The Senate bill, which calls for an $11 hourly minimum, raises the tipped employees minimum hourly wage from its current level of $2.63 to $5.50 while the House bill raises it to $3.75. Rep. Tricia Farley-Bouvier, a Pittsfield Democrat, withdrew her amendment that would bring tipped employee wages closer in line to the Senate. Rep. Russell Holmes, a Boston Democrat, dropped his amendment that would have indexed minimum wage to inflation, which the Senate had included in its version of the bill.
The final bill will likely eventually be reconciled during the conference committee process, though because of a procedural dispute, the House and Senate are on different tracks with different bills containing the minimum wage legislation.
Saying the minimum wage increase would add $500 million in business costs, House Minority Leader Brad Jones voiced bewilderment at House leadership’s move to send to study an increase in the earned income tax credit, which provides state tax breaks to low-income workers.
“But apparently when it’s on the government’s dime, if you will, when we’ve taken it from the public, it’s not a good thing,” said Jones. He said, “I’m confused.”

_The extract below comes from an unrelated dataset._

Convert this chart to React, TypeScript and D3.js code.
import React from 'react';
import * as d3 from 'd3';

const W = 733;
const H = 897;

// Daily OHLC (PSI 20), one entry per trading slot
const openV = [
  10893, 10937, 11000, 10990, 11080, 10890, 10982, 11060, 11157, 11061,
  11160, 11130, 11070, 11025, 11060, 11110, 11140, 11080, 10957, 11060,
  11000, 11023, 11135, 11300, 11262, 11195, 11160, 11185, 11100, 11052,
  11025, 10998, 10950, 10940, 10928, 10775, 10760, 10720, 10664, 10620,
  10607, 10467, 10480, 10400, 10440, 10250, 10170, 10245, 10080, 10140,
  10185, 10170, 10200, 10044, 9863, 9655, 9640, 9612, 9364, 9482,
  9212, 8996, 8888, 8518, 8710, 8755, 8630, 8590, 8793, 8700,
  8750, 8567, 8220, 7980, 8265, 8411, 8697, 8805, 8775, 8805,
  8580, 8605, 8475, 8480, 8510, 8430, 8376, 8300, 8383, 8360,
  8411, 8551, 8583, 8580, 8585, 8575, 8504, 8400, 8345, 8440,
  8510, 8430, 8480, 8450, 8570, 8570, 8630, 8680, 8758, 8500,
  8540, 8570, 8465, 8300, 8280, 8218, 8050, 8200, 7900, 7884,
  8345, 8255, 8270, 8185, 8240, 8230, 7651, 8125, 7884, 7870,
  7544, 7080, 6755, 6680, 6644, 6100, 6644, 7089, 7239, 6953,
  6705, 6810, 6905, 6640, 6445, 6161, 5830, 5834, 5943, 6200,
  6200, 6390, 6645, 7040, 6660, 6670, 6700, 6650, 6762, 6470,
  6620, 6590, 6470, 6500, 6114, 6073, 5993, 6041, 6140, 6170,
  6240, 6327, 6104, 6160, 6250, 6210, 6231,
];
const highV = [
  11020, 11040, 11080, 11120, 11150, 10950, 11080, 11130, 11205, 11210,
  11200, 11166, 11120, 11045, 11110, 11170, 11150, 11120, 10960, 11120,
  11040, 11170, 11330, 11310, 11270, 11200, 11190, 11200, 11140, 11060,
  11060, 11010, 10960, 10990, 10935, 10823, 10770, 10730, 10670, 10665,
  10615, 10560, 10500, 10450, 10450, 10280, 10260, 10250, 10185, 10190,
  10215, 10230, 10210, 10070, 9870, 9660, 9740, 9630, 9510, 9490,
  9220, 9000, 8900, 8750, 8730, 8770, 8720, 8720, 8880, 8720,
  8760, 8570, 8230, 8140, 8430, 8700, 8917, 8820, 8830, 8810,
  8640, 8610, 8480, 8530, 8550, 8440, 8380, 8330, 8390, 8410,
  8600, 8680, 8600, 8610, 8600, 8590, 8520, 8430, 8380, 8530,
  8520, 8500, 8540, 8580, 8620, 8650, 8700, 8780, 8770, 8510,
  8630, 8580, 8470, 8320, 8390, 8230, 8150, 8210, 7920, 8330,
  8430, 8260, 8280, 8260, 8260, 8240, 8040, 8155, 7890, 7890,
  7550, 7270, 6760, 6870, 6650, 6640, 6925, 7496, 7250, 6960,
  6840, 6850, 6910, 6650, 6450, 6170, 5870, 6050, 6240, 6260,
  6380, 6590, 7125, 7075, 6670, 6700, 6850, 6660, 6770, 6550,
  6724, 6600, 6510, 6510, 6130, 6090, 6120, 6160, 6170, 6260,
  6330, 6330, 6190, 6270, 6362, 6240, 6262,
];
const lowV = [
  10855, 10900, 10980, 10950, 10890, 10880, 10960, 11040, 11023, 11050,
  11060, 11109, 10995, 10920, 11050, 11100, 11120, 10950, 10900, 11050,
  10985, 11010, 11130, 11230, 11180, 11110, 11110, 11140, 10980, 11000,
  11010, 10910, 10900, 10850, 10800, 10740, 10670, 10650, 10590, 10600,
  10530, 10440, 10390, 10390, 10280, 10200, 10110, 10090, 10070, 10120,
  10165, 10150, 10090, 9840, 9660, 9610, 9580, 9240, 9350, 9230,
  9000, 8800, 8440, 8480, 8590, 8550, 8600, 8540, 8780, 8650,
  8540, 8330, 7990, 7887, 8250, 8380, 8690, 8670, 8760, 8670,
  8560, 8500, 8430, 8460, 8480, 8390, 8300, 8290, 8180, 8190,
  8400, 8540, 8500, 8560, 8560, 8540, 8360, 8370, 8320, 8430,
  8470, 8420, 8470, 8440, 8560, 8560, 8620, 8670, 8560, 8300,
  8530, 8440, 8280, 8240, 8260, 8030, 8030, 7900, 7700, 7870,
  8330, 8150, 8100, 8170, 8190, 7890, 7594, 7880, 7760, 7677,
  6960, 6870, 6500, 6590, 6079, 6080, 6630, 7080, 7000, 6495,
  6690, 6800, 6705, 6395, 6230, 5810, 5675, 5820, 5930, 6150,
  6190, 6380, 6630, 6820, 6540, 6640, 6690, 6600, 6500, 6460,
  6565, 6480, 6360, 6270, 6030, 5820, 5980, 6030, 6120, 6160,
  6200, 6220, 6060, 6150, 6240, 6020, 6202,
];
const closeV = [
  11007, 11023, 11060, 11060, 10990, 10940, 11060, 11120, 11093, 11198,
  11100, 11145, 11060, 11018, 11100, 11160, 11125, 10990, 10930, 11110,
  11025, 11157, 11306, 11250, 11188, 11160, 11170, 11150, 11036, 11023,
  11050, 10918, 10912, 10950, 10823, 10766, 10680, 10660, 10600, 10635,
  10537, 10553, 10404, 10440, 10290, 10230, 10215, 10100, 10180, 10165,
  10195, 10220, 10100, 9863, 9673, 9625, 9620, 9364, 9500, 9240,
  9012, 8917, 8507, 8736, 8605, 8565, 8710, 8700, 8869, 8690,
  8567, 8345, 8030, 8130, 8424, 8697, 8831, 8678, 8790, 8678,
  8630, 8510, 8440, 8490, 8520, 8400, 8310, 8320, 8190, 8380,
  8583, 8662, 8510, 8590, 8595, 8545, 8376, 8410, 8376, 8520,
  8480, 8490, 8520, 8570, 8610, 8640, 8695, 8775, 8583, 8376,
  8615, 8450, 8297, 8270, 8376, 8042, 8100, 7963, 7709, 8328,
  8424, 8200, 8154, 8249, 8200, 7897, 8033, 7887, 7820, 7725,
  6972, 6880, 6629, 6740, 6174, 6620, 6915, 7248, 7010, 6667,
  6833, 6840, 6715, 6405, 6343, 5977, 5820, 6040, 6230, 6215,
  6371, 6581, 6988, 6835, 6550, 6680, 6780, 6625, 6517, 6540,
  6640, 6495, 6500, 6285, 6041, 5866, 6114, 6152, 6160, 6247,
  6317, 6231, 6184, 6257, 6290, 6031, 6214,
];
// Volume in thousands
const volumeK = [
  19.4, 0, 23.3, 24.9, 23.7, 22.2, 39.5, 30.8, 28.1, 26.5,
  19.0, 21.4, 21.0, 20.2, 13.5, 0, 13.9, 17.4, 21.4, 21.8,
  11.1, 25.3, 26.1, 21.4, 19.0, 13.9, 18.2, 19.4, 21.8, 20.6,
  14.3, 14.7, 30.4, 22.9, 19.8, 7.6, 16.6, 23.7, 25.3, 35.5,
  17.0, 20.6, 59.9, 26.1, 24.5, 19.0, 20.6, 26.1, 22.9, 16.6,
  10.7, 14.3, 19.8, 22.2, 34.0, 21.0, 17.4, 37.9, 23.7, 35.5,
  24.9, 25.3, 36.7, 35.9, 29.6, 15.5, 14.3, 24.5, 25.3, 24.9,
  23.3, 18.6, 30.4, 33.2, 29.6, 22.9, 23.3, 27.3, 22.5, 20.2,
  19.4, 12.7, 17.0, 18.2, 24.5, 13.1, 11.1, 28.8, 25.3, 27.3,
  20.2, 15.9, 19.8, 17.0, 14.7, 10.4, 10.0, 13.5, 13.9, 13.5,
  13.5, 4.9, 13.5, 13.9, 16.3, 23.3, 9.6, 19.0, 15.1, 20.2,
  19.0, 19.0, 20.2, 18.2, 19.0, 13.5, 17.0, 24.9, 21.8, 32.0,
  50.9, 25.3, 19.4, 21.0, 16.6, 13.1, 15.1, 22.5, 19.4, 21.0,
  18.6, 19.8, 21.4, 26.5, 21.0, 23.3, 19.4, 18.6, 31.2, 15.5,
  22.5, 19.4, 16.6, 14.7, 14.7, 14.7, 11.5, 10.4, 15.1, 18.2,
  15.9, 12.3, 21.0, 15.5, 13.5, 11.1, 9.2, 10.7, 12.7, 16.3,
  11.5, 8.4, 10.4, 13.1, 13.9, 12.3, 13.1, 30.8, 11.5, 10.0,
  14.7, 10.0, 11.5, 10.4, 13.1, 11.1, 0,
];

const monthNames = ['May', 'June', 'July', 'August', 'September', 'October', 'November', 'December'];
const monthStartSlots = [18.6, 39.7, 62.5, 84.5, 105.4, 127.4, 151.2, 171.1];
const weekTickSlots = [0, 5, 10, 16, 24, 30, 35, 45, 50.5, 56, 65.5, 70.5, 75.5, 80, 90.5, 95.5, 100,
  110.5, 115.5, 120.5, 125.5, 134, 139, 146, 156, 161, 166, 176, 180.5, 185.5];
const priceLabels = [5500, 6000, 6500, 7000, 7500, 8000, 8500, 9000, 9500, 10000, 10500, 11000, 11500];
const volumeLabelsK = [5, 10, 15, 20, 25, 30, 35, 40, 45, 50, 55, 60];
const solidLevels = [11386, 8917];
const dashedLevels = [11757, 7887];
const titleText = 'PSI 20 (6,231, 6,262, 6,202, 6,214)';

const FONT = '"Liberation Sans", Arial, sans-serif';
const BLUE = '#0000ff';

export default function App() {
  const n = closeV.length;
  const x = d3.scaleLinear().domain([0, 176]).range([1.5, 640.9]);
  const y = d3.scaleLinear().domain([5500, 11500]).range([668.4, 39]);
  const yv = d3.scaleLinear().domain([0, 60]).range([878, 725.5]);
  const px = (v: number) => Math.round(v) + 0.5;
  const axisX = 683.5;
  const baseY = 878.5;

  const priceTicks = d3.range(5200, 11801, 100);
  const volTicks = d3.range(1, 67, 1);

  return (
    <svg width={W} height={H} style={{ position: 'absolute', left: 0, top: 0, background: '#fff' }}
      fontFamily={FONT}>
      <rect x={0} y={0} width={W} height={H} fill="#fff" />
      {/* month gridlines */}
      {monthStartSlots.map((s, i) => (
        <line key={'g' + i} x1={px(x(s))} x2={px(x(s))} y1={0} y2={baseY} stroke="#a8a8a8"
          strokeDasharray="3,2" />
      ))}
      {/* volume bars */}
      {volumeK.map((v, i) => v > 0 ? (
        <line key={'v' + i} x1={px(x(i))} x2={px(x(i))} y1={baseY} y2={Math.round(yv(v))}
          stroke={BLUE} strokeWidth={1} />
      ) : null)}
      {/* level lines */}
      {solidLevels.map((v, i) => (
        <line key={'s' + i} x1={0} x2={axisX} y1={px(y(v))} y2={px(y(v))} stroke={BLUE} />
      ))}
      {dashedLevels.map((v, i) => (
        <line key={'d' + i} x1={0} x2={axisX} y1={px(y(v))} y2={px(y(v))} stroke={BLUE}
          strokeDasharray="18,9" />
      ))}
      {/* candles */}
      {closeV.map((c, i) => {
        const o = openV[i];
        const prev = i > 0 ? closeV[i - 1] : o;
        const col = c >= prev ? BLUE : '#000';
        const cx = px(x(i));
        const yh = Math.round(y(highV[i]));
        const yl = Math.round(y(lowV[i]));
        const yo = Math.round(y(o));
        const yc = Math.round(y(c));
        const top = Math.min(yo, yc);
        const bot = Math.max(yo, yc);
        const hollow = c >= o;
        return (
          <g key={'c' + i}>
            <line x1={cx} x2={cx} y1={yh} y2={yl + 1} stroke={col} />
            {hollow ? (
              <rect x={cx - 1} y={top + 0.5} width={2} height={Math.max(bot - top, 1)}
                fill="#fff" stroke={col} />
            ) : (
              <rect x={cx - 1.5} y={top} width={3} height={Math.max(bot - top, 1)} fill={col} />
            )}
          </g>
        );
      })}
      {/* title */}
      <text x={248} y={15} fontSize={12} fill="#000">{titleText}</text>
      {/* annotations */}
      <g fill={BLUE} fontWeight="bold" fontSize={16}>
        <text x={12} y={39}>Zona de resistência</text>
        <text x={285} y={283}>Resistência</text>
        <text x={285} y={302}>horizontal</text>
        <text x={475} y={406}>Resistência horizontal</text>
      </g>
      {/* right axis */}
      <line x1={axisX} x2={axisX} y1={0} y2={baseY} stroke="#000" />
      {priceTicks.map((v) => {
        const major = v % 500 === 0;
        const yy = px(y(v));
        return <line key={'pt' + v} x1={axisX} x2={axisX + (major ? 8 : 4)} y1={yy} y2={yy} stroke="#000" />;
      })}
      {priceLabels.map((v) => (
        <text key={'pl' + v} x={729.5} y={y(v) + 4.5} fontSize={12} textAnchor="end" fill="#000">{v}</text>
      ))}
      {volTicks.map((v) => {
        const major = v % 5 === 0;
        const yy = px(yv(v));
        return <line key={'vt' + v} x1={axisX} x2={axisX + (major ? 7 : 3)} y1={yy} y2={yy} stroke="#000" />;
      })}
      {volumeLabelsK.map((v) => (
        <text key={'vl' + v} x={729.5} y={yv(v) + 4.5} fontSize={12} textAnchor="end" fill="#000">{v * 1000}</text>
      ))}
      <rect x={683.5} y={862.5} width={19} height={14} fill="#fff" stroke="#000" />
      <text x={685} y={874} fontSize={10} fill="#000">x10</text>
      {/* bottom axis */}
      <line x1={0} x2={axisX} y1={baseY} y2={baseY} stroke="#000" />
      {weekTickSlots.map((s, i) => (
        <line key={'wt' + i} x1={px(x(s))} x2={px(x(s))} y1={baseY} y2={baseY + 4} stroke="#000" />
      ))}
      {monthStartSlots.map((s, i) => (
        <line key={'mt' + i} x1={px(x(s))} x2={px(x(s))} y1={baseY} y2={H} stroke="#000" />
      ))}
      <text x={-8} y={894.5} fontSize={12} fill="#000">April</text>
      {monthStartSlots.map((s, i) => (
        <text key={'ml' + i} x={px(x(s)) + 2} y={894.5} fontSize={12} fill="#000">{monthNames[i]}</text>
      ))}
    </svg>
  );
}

Conroy said an earlier version of the bill that he had planned to release from the Labor and Workforce Development Committee where he is House chairman, had included a “modest” increase in the state’s earned income tax credit, and said it has “merit” and is worth studying.
Some business groups have said the savings that would be realized by the UI reforms pale in comparison to the cost of spending more per hour on minimum-wage employees.
A Republican effort to raise the minimum wage to $9.50, a dollar less than what the bill laid out, went down on a 27 to 150 vote without debate.